Can you copy out the data exactly? Leave the images out.

▸ **Data lines**
........

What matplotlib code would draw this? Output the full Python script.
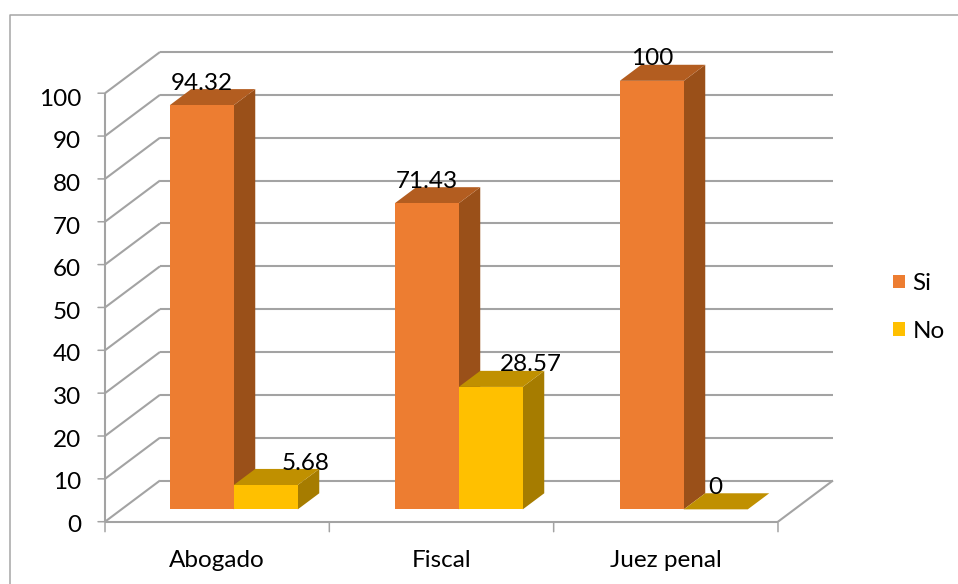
import matplotlib
matplotlib.use("Agg")
import matplotlib.pyplot as plt
from matplotlib.patches import Patch, Polygon

plt.rcParams['font.family'] = ['Lato', 'DejaVu Sans']

categories = ['Abogado', 'Fiscal', 'Juez penal']
si_values = [94.32, 71.43, 100]
no_values = [5.68, 28.57, 0]
y_ticks = list(range(0, 101, 10))

W, H = 958, 584
X0, Y0 = 105, 521.7        # pixel of the front corner of the floor
CAT_PX = 224.33            # width of one category
VAL_PX = 4.285             # pixels for one value unit
DEPTH_X, DEPTH_Y = 55 / CAT_PX, 41.2 / VAL_PX   # shift from front to back wall
BAR_W = 64 / CAT_PX
BAR_STEP = 225 / CAT_PX    # bars are spaced a little wider than the ticks
BAR_START = 48.3 / CAT_PX
BAR_D0, BAR_D1 = 0.30, 0.69

SI_COLORS = ('#ED7D31', '#9A5019', '#B35D20')
NO_COLORS = ('#FFC000', '#A67C00', '#C09000')
GRID = '#a3a3a3'
TEXT_SIZE = 17.5


def proj(x, v, d=0.0):
    """Puts a point of the 3D box (category, value, depth) on the flat axes."""
    return x + d * DEPTH_X, v + d * DEPTH_Y


def draw_bar(ax, x, value, colors):
    front, side, top = colors
    x1 = x + BAR_W
    ax.add_patch(Polygon([proj(x1, 0, BAR_D0), proj(x1, 0, BAR_D1),
                          proj(x1, value, BAR_D1), proj(x1, value, BAR_D0)],
                         fc=side, ec='none', zorder=3))
    ax.add_patch(Polygon([proj(x, value, BAR_D0), proj(x1, value, BAR_D0),
                          proj(x1, value, BAR_D1), proj(x, value, BAR_D1)],
                         fc=top, ec='none', zorder=3))
    ax.add_patch(Polygon([proj(x, 0, BAR_D0), proj(x1, 0, BAR_D0),
                          proj(x1, value, BAR_D0), proj(x, value, BAR_D0)],
                         fc=front, ec='none', zorder=3))


def px_to_pt(p):
    return p * 72 / 100


def value_label(ax, value, x, shift):
    # label sits about 22 px above the front edge of the bar top
    ax.annotate(str(value), proj(x, value, BAR_D0),
                xytext=(px_to_pt(shift), px_to_pt(22)), textcoords='offset points',
                ha='center', va='center', fontsize=TEXT_SIZE, zorder=5)


fig = plt.figure(figsize=(W / 100, H / 100), dpi=100, facecolor='white')
ax = fig.add_axes([0, 0, 1, 1])
ax.set_xlim(-X0 / CAT_PX, (W - X0) / CAT_PX)
ax.set_ylim(-(H - Y0) / VAL_PX, Y0 / VAL_PX)
ax.axis('off')

# outer frame, only the left and top sides are visible
fig.add_artist(plt.Line2D([9.5 / W, 9.5 / W, 1], [0, 1 - 15 / H, 1 - 15 / H],
                          color='#a6a6a6', lw=1.1))

n = len(categories)
line = dict(color=GRID, lw=1.5, solid_capstyle='butt', zorder=1)

# walls and gridlines
for t in y_ticks:
    xs, ys = zip(proj(0, t, 1), proj(n, t, 1))
    ax.plot(xs, ys, **line)
    xs, ys = zip(proj(0, t, 0), proj(0, t, 1))
    ax.plot(xs, ys, **line)
    ax.annotate(str(t), (0, t), xytext=(px_to_pt(-24), px_to_pt(-3.5 - t * 0.025)),
                textcoords='offset points', ha='right', va='center',
                fontsize=TEXT_SIZE, color='black')
    ax.annotate('', (0, t), xytext=(px_to_pt(-7), 0), textcoords='offset points',
                arrowprops=dict(arrowstyle='-', color=GRID, lw=1.1, shrinkA=0, shrinkB=0))

xs, ys = zip(proj(0, 0, 0), proj(0, 100, 0))
ax.plot(xs, ys, **line)
xs, ys = zip(proj(0, 0, 0), proj(n, 0, 0))
ax.plot(xs, ys, **line)
xs, ys = zip(proj(n, 0, 0), proj(n, 0, 1))
ax.plot(xs, ys, **line)

for i in range(n + 1):
    ax.annotate('', (i, 0), xytext=(0, px_to_pt(-10)), textcoords='offset points',
                arrowprops=dict(arrowstyle='-', color=GRID, lw=1.1, shrinkA=0, shrinkB=0))

# bars
for i in range(n):
    x_si = BAR_START + i * BAR_STEP
    x_no = x_si + BAR_W
    draw_bar(ax, x_si, si_values[i], SI_COLORS)
    draw_bar(ax, x_no, no_values[i], NO_COLORS)
    value_label(ax, si_values[i], x_si + BAR_W / 2, 0)
    value_label(ax, no_values[i], x_no + BAR_W / 2, 40 if no_values[i] > 0 else 0)
    ax.annotate(categories[i], (i + 0.5, 0), xytext=(0, px_to_pt(-39)),
                textcoords='offset points', ha='center', va='center',
                fontsize=TEXT_SIZE)

handles = [Patch(fc=SI_COLORS[0], ec='none'), Patch(fc=NO_COLORS[0], ec='none')]
ax.legend(handles, ['Si', 'No'], loc='center left', frameon=False,
          bbox_to_anchor=(893 / W, 1 - 307.5 / H), fontsize=TEXT_SIZE,
          handlelength=0.5, handleheight=0.5, handletextpad=0.3,
          labelspacing=1.1, borderpad=0.0, borderaxespad=0.0)

fig.savefig('out.png', dpi=100)
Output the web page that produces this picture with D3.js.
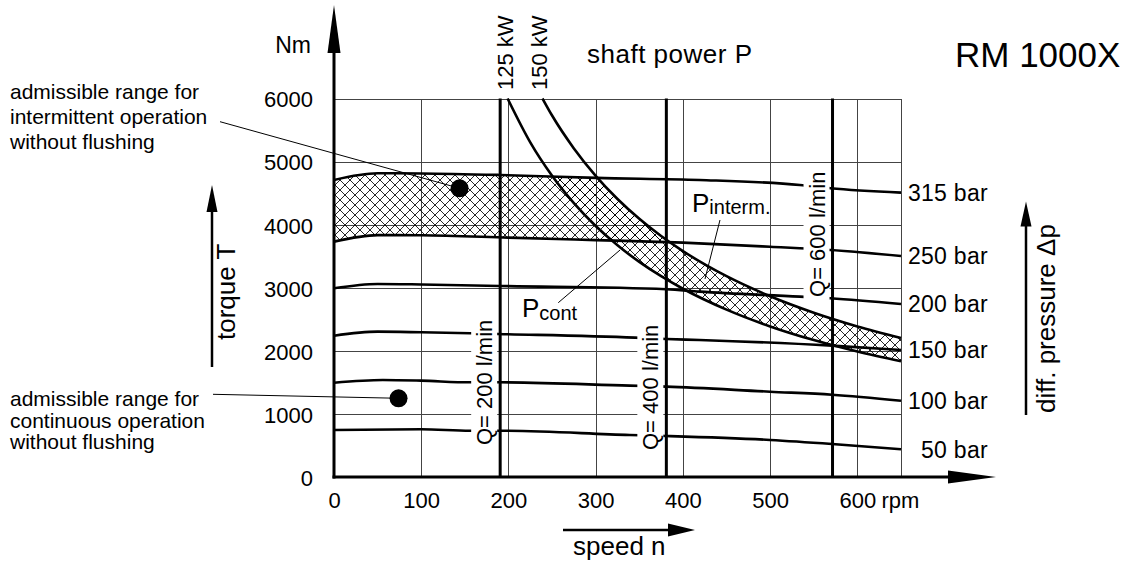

........

▸ **Complete output**
What matplotlib code would draw this? Output the full Python script.
import matplotlib
matplotlib.use("Agg")
import matplotlib.pyplot as plt
from matplotlib.patches import Patch, Polygon

plt.rcParams['font.family'] = ['Lato', 'DejaVu Sans']

categories = ['Abogado', 'Fiscal', 'Juez penal']
si_values = [94.32, 71.43, 100]
no_values = [5.68, 28.57, 0]
y_ticks = list(range(0, 101, 10))

W, H = 958, 584
X0, Y0 = 105, 521.7        # pixel of the front corner of the floor
CAT_PX = 224.33            # width of one category
VAL_PX = 4.285             # pixels for one value unit
DEPTH_X, DEPTH_Y = 55 / CAT_PX, 41.2 / VAL_PX   # shift from front to back wall
BAR_W = 64 / CAT_PX
BAR_STEP = 225 / CAT_PX    # bars are spaced a little wider than the ticks
BAR_START = 48.3 / CAT_PX
BAR_D0, BAR_D1 = 0.30, 0.69

SI_COLORS = ('#ED7D31', '#9A5019', '#B35D20')
NO_COLORS = ('#FFC000', '#A67C00', '#C09000')
GRID = '#a3a3a3'
TEXT_SIZE = 17.5


def proj(x, v, d=0.0):
    """Puts a point of the 3D box (category, value, depth) on the flat axes."""
    return x + d * DEPTH_X, v + d * DEPTH_Y


def draw_bar(ax, x, value, colors):
    front, side, top = colors
    x1 = x + BAR_W
    ax.add_patch(Polygon([proj(x1, 0, BAR_D0), proj(x1, 0, BAR_D1),
                          proj(x1, value, BAR_D1), proj(x1, value, BAR_D0)],
                         fc=side, ec='none', zorder=3))
    ax.add_patch(Polygon([proj(x, value, BAR_D0), proj(x1, value, BAR_D0),
                          proj(x1, value, BAR_D1), proj(x, value, BAR_D1)],
                         fc=top, ec='none', zorder=3))
    ax.add_patch(Polygon([proj(x, 0, BAR_D0), proj(x1, 0, BAR_D0),
                          proj(x1, value, BAR_D0), proj(x, value, BAR_D0)],
                         fc=front, ec='none', zorder=3))


def px_to_pt(p):
    return p * 72 / 100


def value_label(ax, value, x, shift):
    # label sits about 22 px above the front edge of the bar top
    ax.annotate(str(value), proj(x, value, BAR_D0),
                xytext=(px_to_pt(shift), px_to_pt(22)), textcoords='offset points',
                ha='center', va='center', fontsize=TEXT_SIZE, zorder=5)


fig = plt.figure(figsize=(W / 100, H / 100), dpi=100, facecolor='white')
ax = fig.add_axes([0, 0, 1, 1])
ax.set_xlim(-X0 / CAT_PX, (W - X0) / CAT_PX)
ax.set_ylim(-(H - Y0) / VAL_PX, Y0 / VAL_PX)
ax.axis('off')

# outer frame, only the left and top sides are visible
fig.add_artist(plt.Line2D([9.5 / W, 9.5 / W, 1], [0, 1 - 15 / H, 1 - 15 / H],
                          color='#a6a6a6', lw=1.1))

n = len(categories)
line = dict(color=GRID, lw=1.5, solid_capstyle='butt', zorder=1)

# walls and gridlines
for t in y_ticks:
    xs, ys = zip(proj(0, t, 1), proj(n, t, 1))
    ax.plot(xs, ys, **line)
    xs, ys = zip(proj(0, t, 0), proj(0, t, 1))
    ax.plot(xs, ys, **line)
    ax.annotate(str(t), (0, t), xytext=(px_to_pt(-24), px_to_pt(-3.5 - t * 0.025)),
                textcoords='offset points', ha='right', va='center',
                fontsize=TEXT_SIZE, color='black')
    ax.annotate('', (0, t), xytext=(px_to_pt(-7), 0), textcoords='offset points',
                arrowprops=dict(arrowstyle='-', color=GRID, lw=1.1, shrinkA=0, shrinkB=0))

xs, ys = zip(proj(0, 0, 0), proj(0, 100, 0))
ax.plot(xs, ys, **line)
xs, ys = zip(proj(0, 0, 0), proj(n, 0, 0))
ax.plot(xs, ys, **line)
xs, ys = zip(proj(n, 0, 0), proj(n, 0, 1))
ax.plot(xs, ys, **line)

for i in range(n + 1):
    ax.annotate('', (i, 0), xytext=(0, px_to_pt(-10)), textcoords='offset points',
                arrowprops=dict(arrowstyle='-', color=GRID, lw=1.1, shrinkA=0, shrinkB=0))

# bars
for i in range(n):
    x_si = BAR_START + i * BAR_STEP
    x_no = x_si + BAR_W
    draw_bar(ax, x_si, si_values[i], SI_COLORS)
    draw_bar(ax, x_no, no_values[i], NO_COLORS)
    value_label(ax, si_values[i], x_si + BAR_W / 2, 0)
    value_label(ax, no_values[i], x_no + BAR_W / 2, 40 if no_values[i] > 0 else 0)
    ax.annotate(categories[i], (i + 0.5, 0), xytext=(0, px_to_pt(-39)),
                textcoords='offset points', ha='center', va='center',
                fontsize=TEXT_SIZE)

handles = [Patch(fc=SI_COLORS[0], ec='none'), Patch(fc=NO_COLORS[0], ec='none')]
ax.legend(handles, ['Si', 'No'], loc='center left', frameon=False,
          bbox_to_anchor=(893 / W, 1 - 307.5 / H), fontsize=TEXT_SIZE,
          handlelength=0.5, handleheight=0.5, handletextpad=0.3,
          labelspacing=1.1, borderpad=0.0, borderaxespad=0.0)

fig.savefig('out.png', dpi=100)
Output the web page that produces this picture with D3.js.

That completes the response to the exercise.